A traveling wave antenna is defined as one whose fields and currents that produce the antenna pattern can be represented by one or more traveling waves, usually in the same direction. The antenna’s main radiating mechanism is a guiding structure, generally continuous and long in terms of wavelength. In contrast, resonant antennas such as the monopole or dipole, are driven by radio frequency currents traveling in both directions, bouncing back and forth between the ends of the antenna.
Today’s interest in traveling wave antennas has been reawakened by interest in “skin” antennas, conformal with the aircraft’s body, for radar, communications, navigation and countermeasures systems in high performance military aircraft. Accordingly, the book’s chapters devoted to theory, design data and applications of traveling wave planar antennas will merit special attention.
The primary objective of this book is to present under one cover much of the material on traveling wave antennas previously found only in varied reports, journals and handbooks. The general subjects covered in Traveling Wave Antennas are analysis, synthesis, design, excitation, and finally, applications of traveling wave antennas. Chapters 1 reviews antenna fundamentals and defines the terms used in the text. Chapter 2 presents analytical methods for determining the fields of a traveling wave antenna when the source distribution is known.

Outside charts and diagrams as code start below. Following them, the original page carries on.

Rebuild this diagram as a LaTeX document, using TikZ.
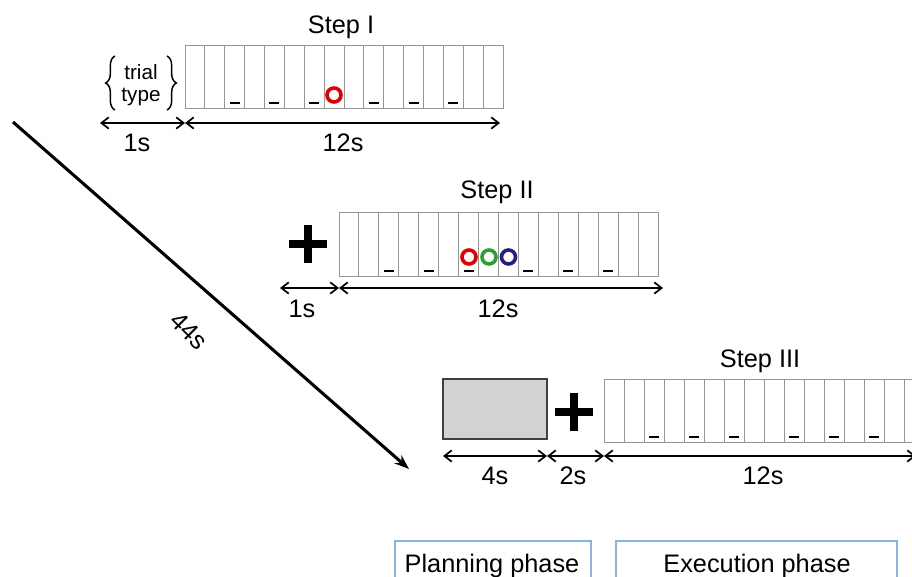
\documentclass[tikz,border=0pt]{standalone}
\usepackage{fontspec}
\setmainfont{Liberation Sans}
\usetikzlibrary{arrows.meta,decorations.pathreplacing}
\definecolor{ringred}{RGB}{225,0,0}
\definecolor{ringgreen}{RGB}{40,160,50}
\definecolor{ringblue}{RGB}{40,30,130}
\definecolor{gridgray}{RGB}{150,150,150}
\definecolor{boxgray}{RGB}{210,210,210}
\definecolor{phaseblue}{RGB}{135,180,225}
\newcommand\trialgrid[4]{%
  \draw[gridline] (#1,#3) rectangle ({#1+16*#2},#4);
  \foreach \i in {1,...,15} \draw[gridline] ({#1+\i*#2},#3) -- ({#1+\i*#2},#4);
  \foreach \i in {2,4,6,9,11,13} \draw[dashmark] ({#1+(\i+0.5)*#2-5},#4-5) -- ++(10,0);
}
\begin{document}
\begin{tikzpicture}[x=0.75pt,y=-0.75pt,
  gridline/.style={draw=gridgray,line width=0.7pt},
  dashmark/.style={draw=black,line width=1.6pt},
  dimarrow/.style={{Straight Barb[length=5.5pt,width=8.5pt]}-{Straight Barb[length=5.5pt,width=8.5pt]},line width=1.3pt},
  lbl/.style={font=\fontsize{19}{22}\selectfont,anchor=base,inner sep=0pt},
  small/.style={font=\fontsize{15.5}{18}\selectfont,anchor=base,inner sep=0pt},
  ring/.style={line width=2.7pt},
  plusbar/.style={line width=5.3pt},
  phaseline/.style={draw=phaseblue,line width=0.9pt},
  bracepath/.style={decorate,decoration={brace,amplitude=7pt},line width=1.1pt}]
\useasboundingbox (0,0) rectangle (912,577);

% ---------- Step I ----------
\node[lbl] (t1) at (341,34) {Step I};
\trialgrid{185}{19.875}{45}{108}
\draw[ring,ringred] (334,95) circle (7);
\draw[bracepath] (115,110) -- (115,56);
\draw[bracepath] (167,56) -- (167,110);
\node[small] (trial) at (141,80) {trial};
\node[small] (type) at (141,102) {type};
\coordinate (a1l) at (100,123);
\coordinate (a1m) at (185,123);
\coordinate (a1r) at (500,123);
\draw[dimarrow] (a1l) -- (a1m);
\draw[dimarrow] (a1m) -- (a1r);
\node[lbl] (l1a) at (137,152) {1s};
\node[lbl] (l1b) at (343,152) {12s};

% ---------- Step II ----------
\node[lbl] (t2) at (497,199) {Step II};
\trialgrid{339}{19.94}{212}{276}
\draw[ring,ringred] (469,257) circle (7);
\draw[ring,ringgreen] (489,257) circle (7);
\draw[ring,ringblue] (508.5,257) circle (7);
\coordinate (p2) at (308,244);
\draw[plusbar] ([xshift=-14.3pt]p2) -- ([xshift=14.3pt]p2);
\draw[plusbar] ([yshift=-14.3pt]p2) -- ([yshift=14.3pt]p2);
\coordinate (a2l) at (280,288);
\coordinate (a2m) at (339,288);
\coordinate (a2r) at (663,288);
\draw[dimarrow] (a2l) -- (a2m);
\draw[dimarrow] (a2m) -- (a2r);
\node[lbl] (l2a) at (302,317) {1s};
\node[lbl] (l2b) at (498,317) {12s};

% ---------- Step III ----------
\node[lbl] (t3) at (760,367) {Step III};
\draw[draw=black!75,fill=boxgray,line width=0.8pt] (443,379) rectangle (547,439);
\coordinate (p3) at (574,412);
\draw[plusbar] ([xshift=-14.3pt]p3) -- ([xshift=14.3pt]p3);
\draw[plusbar] ([yshift=-14.3pt]p3) -- ([yshift=14.3pt]p3);
\trialgrid{604}{20}{379}{442}
\coordinate (a3l) at (443,456);
\coordinate (a3m) at (547,456);
\coordinate (a3n) at (604,456);
\coordinate (a3r) at (916,456);
\draw[dimarrow] (a3l) -- (a3m);
\draw[dimarrow] (a3m) -- (a3n);
\draw[dimarrow] (a3n) -- (a3r);
\node[lbl] (l3a) at (495,484) {4s};
\node[lbl] (l3b) at (573,484) {2s};
\node[lbl] (l3c) at (763,484) {12s};

% ---------- diagonal time arrow ----------
\coordinate (d0) at (13,122);
\coordinate (d1) at (409,469);
\draw[line width=2.3pt,-{Stealth[length=11pt,width=8pt]}] (d0) -- (d1);
\node[font=\fontsize{19}{22}\selectfont,rotate=-45,inner sep=0pt] (tot) at (189,331) {44s};

% ---------- phases ----------
\draw[phaseline] (395,541) rectangle (591,610);
\draw[phaseline] (616,541) rectangle (897,610);
\node[lbl] (plan) at (492,572) {Planning phase};
\node[lbl] (exec) at (757,572) {Execution phase};
\end{tikzpicture}
\end{document}
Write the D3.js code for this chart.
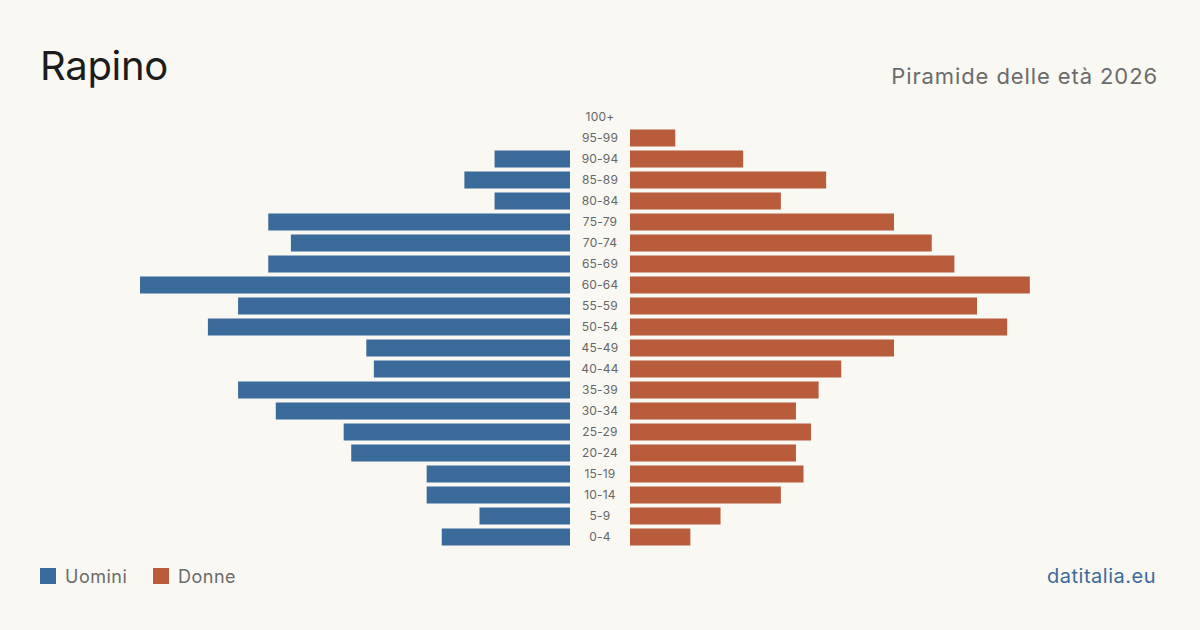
<!DOCTYPE html>
<html>
<head>
<meta charset="utf-8">
<script src="https://d3js.org/d3.v7.min.js"></script>
<style>
  body { margin: 0; background: #f9f8f3; }
  text { font-family: Inter, "Noto Sans", sans-serif; }
</style>
</head>
<body>
<div id="chart"></div>
<script>
// age groups, top to bottom
var ages = ["100+", "95-99", "90-94", "85-89", "80-84", "75-79", "70-74", "65-69", "60-64", "55-59",
            "50-54", "45-49", "40-44", "35-39", "30-34", "25-29", "20-24", "15-19", "10-14", "5-9", "0-4"];
var men   = [0, 0, 10, 14, 10, 40, 37, 40, 57, 44, 48, 27, 26, 44, 39, 30, 29, 19, 19, 12, 17];
var women = [0, 6, 15, 26, 20, 35, 40, 43, 53, 46, 50, 35, 28, 25, 22, 24, 22, 23, 20, 12, 8];

var width = 1200, height = 630;
var blue = "#3b6b9a", red = "#b85c3c";

var svg = d3.select("#chart").append("svg")
    .attr("width", width)
    .attr("height", height);

svg.append("rect").attr("width", width).attr("height", height).attr("fill", "#f9f8f3");

// scales
var x = d3.scaleLinear().domain([0, 57]).range([0, 430]);
var y = d3.scaleBand().domain(ages).range([106.5, 547.5]).paddingInner(0.19).paddingOuter(0.095);

var leftEdge = 570, rightEdge = 630;

// men bars (left)
svg.selectAll(".men")
    .data(ages)
    .enter()
    .append("rect")
    .attr("x", function(d, i) { return leftEdge - x(men[i]); })
    .attr("y", function(d) { return y(d); })
    .attr("width", function(d, i) { return x(men[i]); })
    .attr("height", y.bandwidth())
    .attr("fill", blue);

// women bars (right)
svg.selectAll(".women")
    .data(ages)
    .enter()
    .append("rect")
    .attr("x", rightEdge)
    .attr("y", function(d) { return y(d); })
    .attr("width", function(d, i) { return x(women[i]); })
    .attr("height", y.bandwidth())
    .attr("fill", red);

// age labels
svg.selectAll(".age")
    .data(ages)
    .enter()
    .append("text")
    .attr("x", 600)
    .attr("y", function(d) { return y(d) + y.bandwidth() / 2; })
    .attr("dy", "0.35em")
    .attr("text-anchor", "middle")
    .style("font-size", "12px")
    .style("letter-spacing", "0.2px")
    .attr("fill", "#666")
    .text(function(d) { return d; });

// title
svg.append("text")
    .attr("x", 40).attr("y", 80)
    .style("font-size", "40px")
    .style("letter-spacing", "-0.3px")
    .attr("fill", "#1c1c1c")
    .text("Rapino");

svg.append("text")
    .attr("x", 1158).attr("y", 84)
    .attr("text-anchor", "end")
    .style("font-size", "22px")
    .style("letter-spacing", "0.9px")
    .attr("fill", "#6b6b6b")
    .text("Piramide delle età 2026");

// legend
var legend = [["Uomini", blue, 40], ["Donne", red, 153]];
legend.forEach(function(l) {
    svg.append("rect").attr("x", l[2]).attr("y", 568).attr("width", 16).attr("height", 16).attr("fill", l[1]);
    svg.append("text").attr("x", l[2] + 25).attr("y", 583)
        .style("font-size", "18px").style("letter-spacing", "0.5px")
        .attr("fill", "#6b6b6b").text(l[0]);
});

svg.append("text")
    .attr("x", 1156).attr("y", 583)
    .attr("text-anchor", "end")
    .style("font-size", "20px")
    .style("letter-spacing", "0.5px")
    .attr("fill", blue)
    .text("datitalia.eu");
</script>
</body>
</html>
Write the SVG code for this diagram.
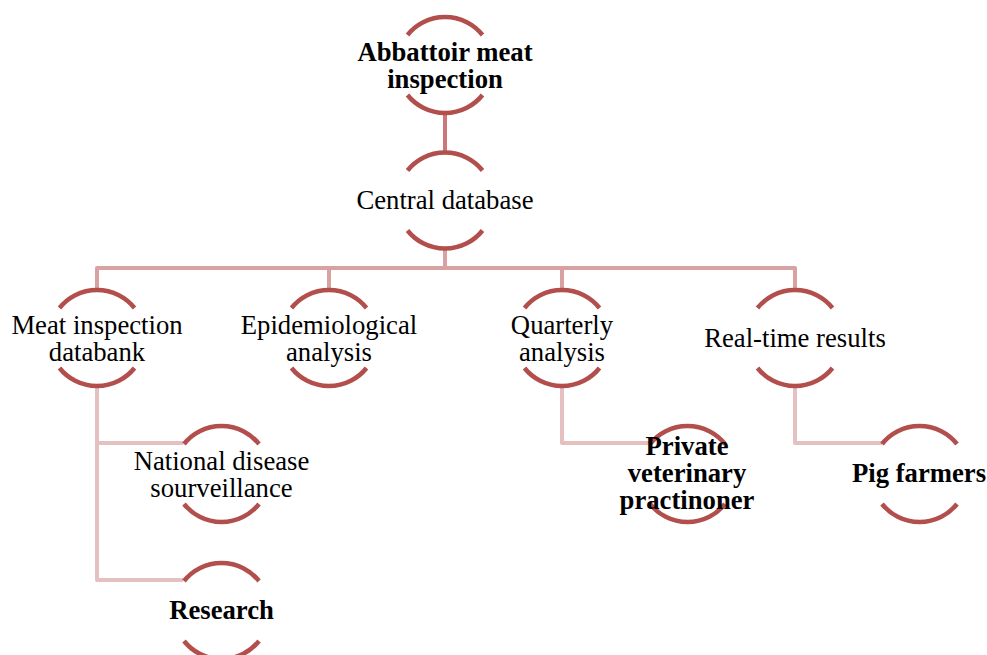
<svg xmlns="http://www.w3.org/2000/svg" width="987" height="655" viewBox="0 0 987 655">
<defs>
<style>
.arc{fill:none;stroke:#b24e4b;stroke-width:4.5}
.c1{fill:none;stroke:#cd7877;stroke-width:4}
.c2{fill:none;stroke:#d9a2a2;stroke-width:4;stroke-linejoin:round}
.c3{fill:none;stroke:#e5c0c0;stroke-width:4;stroke-linejoin:round}
text{font-family:"Liberation Serif","Times New Roman",serif;font-size:26.7px;fill:#000;text-anchor:middle}
.b{font-weight:bold}
</style>
<path id="node" class="arc" d="M-37.5 -30 A48 48 0 0 1 37.5 -30 M-37.5 30 A48 48 0 0 0 37.5 30"/>
</defs>
<rect width="987" height="655" fill="#fff"/>
<g id="connectors">
<path class="c1" d="M445 113 V153"/>
<path class="c2" d="M445 248 V268 M97 289 V268 H795 V289 M329 268 V289 M562 268 V289"/>
<path class="c3" d="M97 386 V580 H183 M97 443 H183 M562 386 V443 H650 M795 386 V443 H882"/>
</g>
<g id="n-abattoir"><use href="#node" x="445" y="65"/><text class="b" x="445" y="60.5">Abbattoir meat</text><text class="b" x="445" y="87.5">inspection</text></g>
<g id="n-central"><use href="#node" x="445" y="200.5"/><text x="445" y="209">Central database</text></g>
<g id="n-databank"><use href="#node" x="97" y="338"/><text x="97" y="334">Meat inspection</text><text x="97" y="361">databank</text></g>
<g id="n-epi"><use href="#node" x="329" y="338"/><text x="329" y="334">Epidemiological</text><text x="329" y="361">analysis</text></g>
<g id="n-quarterly"><use href="#node" x="562" y="338"/><text x="562" y="334">Quarterly</text><text x="562" y="361">analysis</text></g>
<g id="n-realtime"><use href="#node" x="795" y="338"/><text x="795" y="347">Real-time results</text></g>
<g id="n-national"><use href="#node" x="221.5" y="474"/><text x="221.5" y="469.5">National disease</text><text x="221.5" y="496.5">sourveillance</text></g>
<g id="n-research"><use href="#node" x="221.5" y="611"/><text class="b" x="221.5" y="619">Research</text></g>
<g id="n-private"><use href="#node" x="687.5" y="474"/><text class="b" x="687" y="455">Private</text><text class="b" x="687" y="482">veterinary</text><text class="b" x="687" y="509">practinoner</text></g>
<g id="n-pig"><use href="#node" x="919.5" y="474"/><text class="b" x="919" y="482">Pig farmers</text></g>
</svg>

Chapter 3 treats the inverse problem — determining the source distribution that will produce a specified field. Chapter 4 addresses designing the radiating structure of the travelling wave antenna. Chapters 5 and 6 provide design data for line sources and planar sources, respectively; chapter 7 addresses traveling wave antenna excitation; and chapter 8 describes a variety of practical traveling wave antennas: long wire/endfire, dielectric rod, Yagi-Uda, slotted waveguide, helical, dielectric sheet, corrugated surface, ferrite and plasma sheet, backward wave, frequency independent, spiral, log periodic, curved surface, and arrays.
The author, Carlton H. Walter, an eminent scientist/engineer had a distinguished teaching, research and consulting career. He was a professor of Electrical Engineering at The Ohio State University, president of the Antenna and Propagation Society of the IEEE, and Director of the ElectroScience Laboratory of The Ohio State University. After retirement from Ohio State, Dr. Walter joined the Military Electronics and Avionics Division of TRW where he was responsible for antennas and new technology. copiously illustrated the text with graphs and diagrammatic material.
Traveling Wave Antennas is primarily a handbook for understanding and design but it can be used for teaching at the advanced undergraduate or first-year graduate level. There are sets of problems at the end of each chapter for students, and the book is thoroughly indexed and copiously filled with references and illustrations. It is the electrical engineer concerned with antenna design who will find this book’s design data invaluable. There is no other book that treats the subject traveling wave antennas so thoroughly; and there is no other book exclusively devoted to this subject.